── Stored records
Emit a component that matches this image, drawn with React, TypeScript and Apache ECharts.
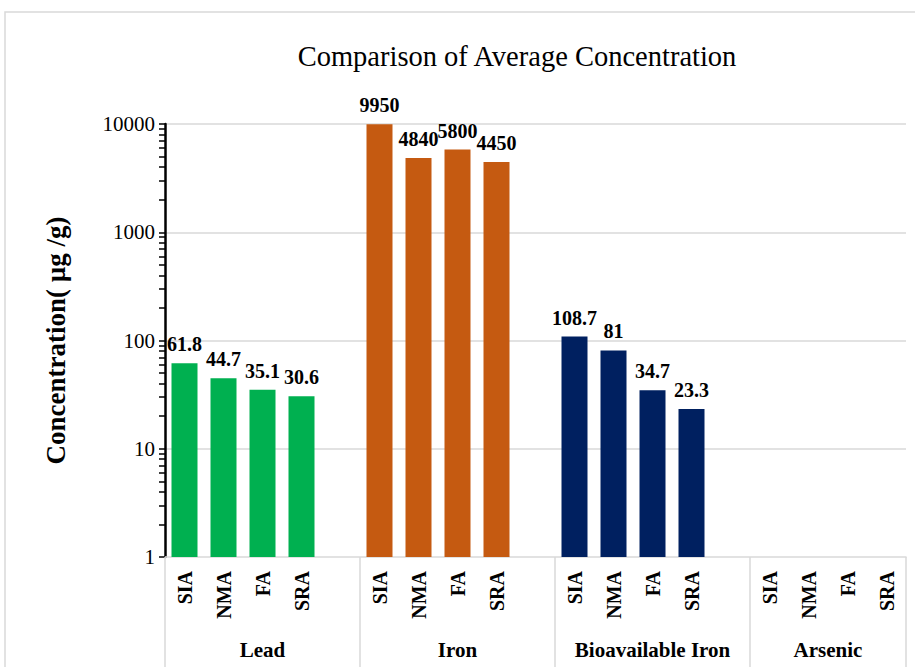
import React, { useEffect, useRef } from "react";
import * as echarts from "echarts";

const subCategories = ["SIA", "NMA", "FA", "SRA"];
const groups = ["Lead", "Iron", "Bioavailable Iron", "Arsenic"];
const leadValues = [61.8, 44.7, 35.1, 30.6];
const ironValues = [9950, 4840, 5800, 4450];
const bioIronValues = [108.7, 81, 34.7, 23.3];
const arsenicValues: (number | null)[] = [null, null, null, null];
const groupColors = ["#00B050", "#C55A11", "#002060", "#7F7F7F"];
const yTicks = [1, 10, 100, 1000, 10000];
const yGridLines = [10, 100, 1000, 10000];
const yMinorTicks = [2, 3, 4, 5, 6, 7, 8, 9, 20, 30, 40, 50, 60, 70, 80, 90, 200, 300, 400, 500, 600, 700, 800, 900, 2000, 3000, 4000, 5000, 6000, 7000, 8000, 9000];

const SERIF = "'Times New Roman', 'Liberation Serif', serif";

export default function App() {
  const ref = useRef<HTMLDivElement>(null);
  useEffect(() => {
    if (!ref.current) return;
    const chart = echarts.init(ref.current, undefined, { renderer: "svg" });
    const allValues = [leadValues, ironValues, bioIronValues, arsenicValues];
    const categories: string[] = [];
    const data: any[] = [];
    const groupBounds: number[] = [0];
    const groupCenters: number[] = [];
    allValues.forEach((vals, gi) => {
      const start = categories.length;
      subCategories.forEach((s, i) => {
        categories.push(s);
        const v = vals[i];
        data.push(v == null ? null : { value: v, itemStyle: { color: groupColors[gi] } });
      });
      groupCenters.push(start + 2);
      if (gi < allValues.length - 1) {
        categories.push("");
        data.push(null);
        groupCenters[gi] = start + 2.5;
      }
      groupBounds.push(categories.length);
    });
    const total = categories.length;
    const allYTicks = [...yTicks, ...yMinorTicks].sort((a, b) => a - b);

    chart.setOption({
      animation: false,
      backgroundColor: "#fff",
      title: {
        text: "Comparison of Average Concentration",
        left: 512,
        top: 37,
        textAlign: "center",
        textStyle: { fontFamily: SERIF, fontSize: 28.5, fontWeight: "normal", color: "#000" },
      },
      graphic: [
        {
          type: "rect",
          shape: { x: 5, y: 12, width: 960, height: 720 },
          style: { fill: "none", stroke: "#d9d9d9", lineWidth: 1.5 },
          silent: true,
          z: -10,
        },
      ],
      grid: { left: 165, right: 9, top: 124, bottom: 110, containLabel: false },
      xAxis: [
        {
          type: "category",
          data: categories,
          position: "bottom",
          axisLine: { onZero: false, lineStyle: { color: "#d9d9d9", width: 1.5 } },
          axisTick: { show: false },
          axisLabel: {
            interval: 0,
            rotate: 90,
            margin: 14,
            fontFamily: SERIF,
            fontWeight: "bold",
            fontSize: 20,
            color: "#000",
          },
        },
        {
          type: "value",
          min: 0,
          max: total,
          position: "bottom",
          axisLine: { show: false, onZero: false },
          splitLine: { show: false },
          axisTick: {
            show: true,
            customValues: groupBounds,
            length: 115,
            lineStyle: { color: "#d9d9d9", width: 1.5 },
          },
          axisLabel: {
            customValues: groupCenters,
            margin: 82,
            fontFamily: SERIF,
            fontWeight: "bold",
            fontSize: 21,
            color: "#000",
            formatter: (v: number) => {
              const idx = groupCenters.findIndex((c) => Math.abs(c - v) < 1e-6);
              return idx >= 0 ? groups[idx] : "";
            },
          },
        },
      ],
      yAxis: [
        {
          type: "log",
          logBase: 10,
          min: 1,
          max: 10000,
          position: "left",
          name: "Concentration( µg /g)",
          nameLocation: "middle",
          nameGap: 96,
          nameTextStyle: { fontFamily: SERIF, fontWeight: "bold", fontSize: 27, color: "#000" },
          axisLine: { show: true, onZero: false, lineStyle: { color: "#000", width: 2.5 } },
          axisTick: { show: true, customValues: allYTicks, length: 6, lineStyle: { color: "#000", width: 1.5 } },
          axisLabel: {
            customValues: yTicks,
            margin: 10,
            fontFamily: SERIF,
            fontSize: 21,
            color: "#000",
            formatter: (v: number) => String(Math.round(v)),
          },
          splitLine: { show: false },
        },
      ],
      series: [
        {
          type: "bar",
          xAxisIndex: 0,
          yAxisIndex: 0,
          data,
          barWidth: 26,
          z: 2,
          label: {
            show: true,
            position: "top",
            distance: 9,
            fontFamily: SERIF,
            fontWeight: "bold",
            fontSize: 20,
            color: "#000",
          },
          markLine: {
            silent: true,
            z: 0,
            symbol: ["none", "none"],
            label: { show: false },
            lineStyle: { color: "#d9d9d9", width: 1.5, type: "solid" },
            data: yGridLines.map((v) => ({ yAxis: v })),
          },
        },
      ],
    });
    return () => chart.dispose();
  }, []);
  return (
    <div
      ref={ref}
      style={{ position: "fixed", left: 0, top: 0, width: 915, height: 667 }}
    />
  );
}
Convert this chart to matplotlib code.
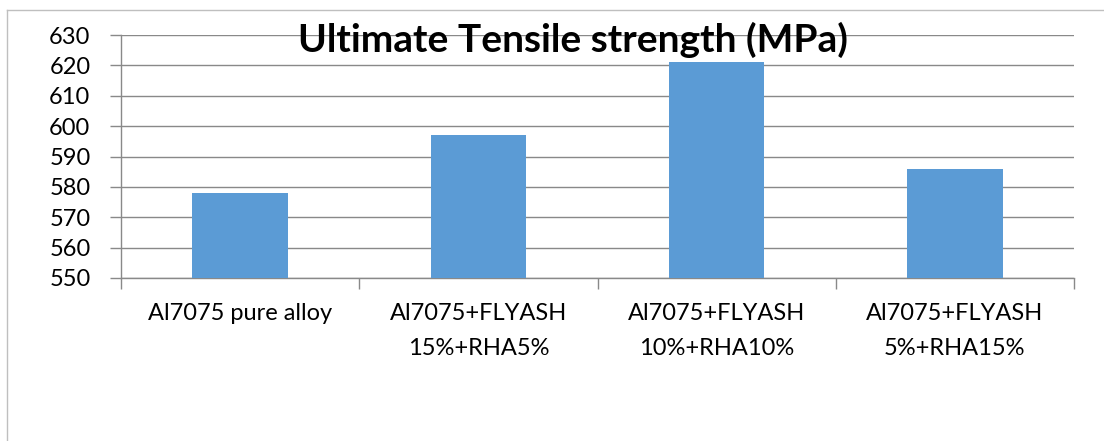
────
> _Work required_: Repeat exactly the lines from the first line of the records above through the line containing "import * as", both included. Leave out the pictures.

> _Solution to this task_:
Emit a component that matches this image, drawn with React, TypeScript and Apache ECharts.
import React, { useEffect, useRef } from "react";
import * as echarts from "echarts";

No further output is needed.